美貌の姉たちに比べて、なんと見劣りする目鼻立ちであることか。上二人の抜けるような色の白さとはまるきり違った浅黒い肌、ちんまりした鼻、分厚い唇、決して小さくはないのだけれど、眠たげなまぶたに蔽われて印象のはっきりしない瞳――何よりももどかしいのは、その動作の遅さであろう。

姉たちとは異なった目鼻立ちということを強調したいのでしょうが、「ここまで書くか」と思わず苦笑いします。その点では女流作家は怖いですねぇ。女の容姿を記述するのに遠慮がありません。

ついでですから姉の茶々、初についても抜書きしておきます。

お茶々の美しい切れ長の目がつりあがった。小さく整った鼻筋、引き締まった口元。絶世の美人といわれた母親、お市の顔に良く似た顔立ちである。

が、お市が、厳しさを内に秘めながらも、むしろ物静かな美女だったのに比べて、少女の頃から苦労したせいか、お茶々は鋭さが先にたつ。しかも、おもしろいことに、こんな風にずけずけものを言うときに、その美しさは、かえってきわだつのだ。

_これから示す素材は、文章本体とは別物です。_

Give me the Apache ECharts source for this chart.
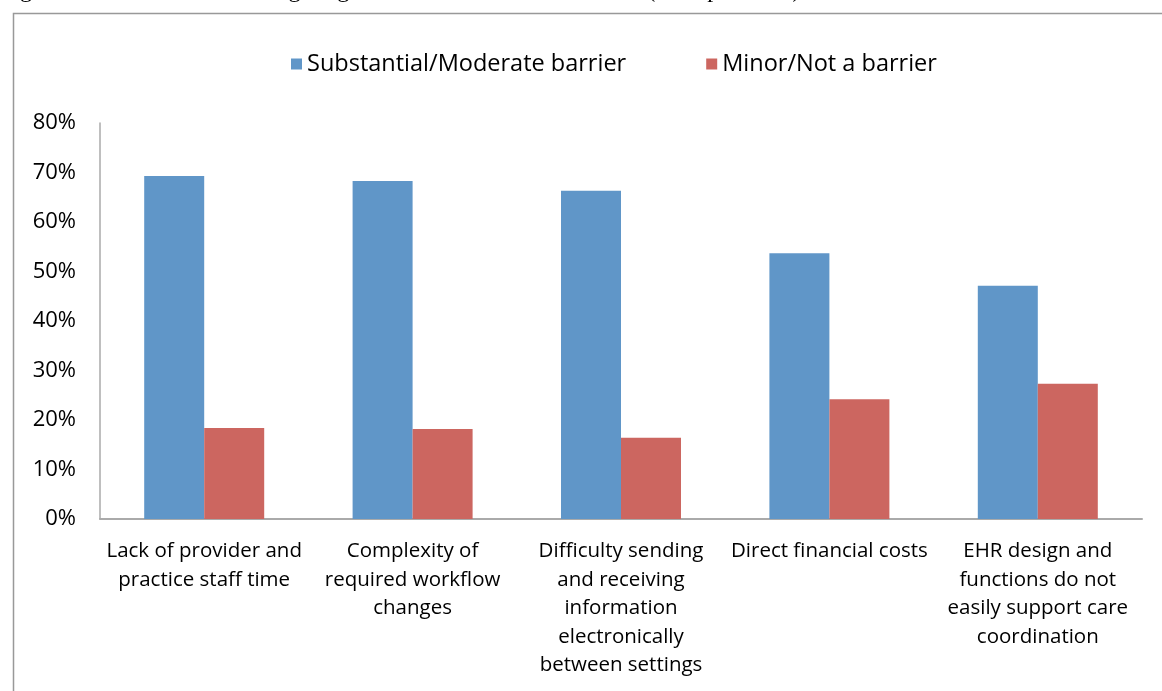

お初には、お茶々のような凄みはない。一つ一つの造作がたっぷりしていて、見栄えのする顔立ちである。大ぶりの牡丹の花のような華やかさは、お姫様として上段の間に据えられたら見栄えがするであろう。

私の身内には三人姉妹が二組、四人姉妹までいますから、姉妹の顔立ちがそれぞれに違うことは重々理解しますが、やっぱり姉妹がかもし出す全体の雰囲気は似ていますね。永井さんはお江を「ほかの二人とは違う性格」であることをきわだたせるために、あえて相違点を強調したのでしょう。

常識的に言えば、側室を持つのが当然であった時代に、3人の婿さんたち(佐治与九郎、豊臣秀勝、徳川秀忠)が殆ど浮気もしなかったところを見ると、相当に魅惑的な女性であったと見るべきでしょうね。

山岡荘八の「徳川家康」や、春日の局を描いた小説などでは「気が強くて、やきもち妬きのヒステリー」というイメージで描いていますが、これは明らかに間違いでしょう。

むしろ、春日の局の方が見栄っ張りで、顕示欲が強く、存在感を示すためにお江の性格を悪く伝えたようです。史料というのは小説と同じく、書く人の感情が乗りますからね。

テレビでは上野樹里さんがお江役を演じます。

原作どおり、じゃじゃ馬で自由奔放な信長の生まれ変わりのような女性として描くようです。私としても、上野さんのイメージでこの先、本文を綴ってみたいと思います。

龍馬伝にしても、龍馬の実像よりも画面で活躍する福山雅治のイメージに龍馬を重ねましたからね。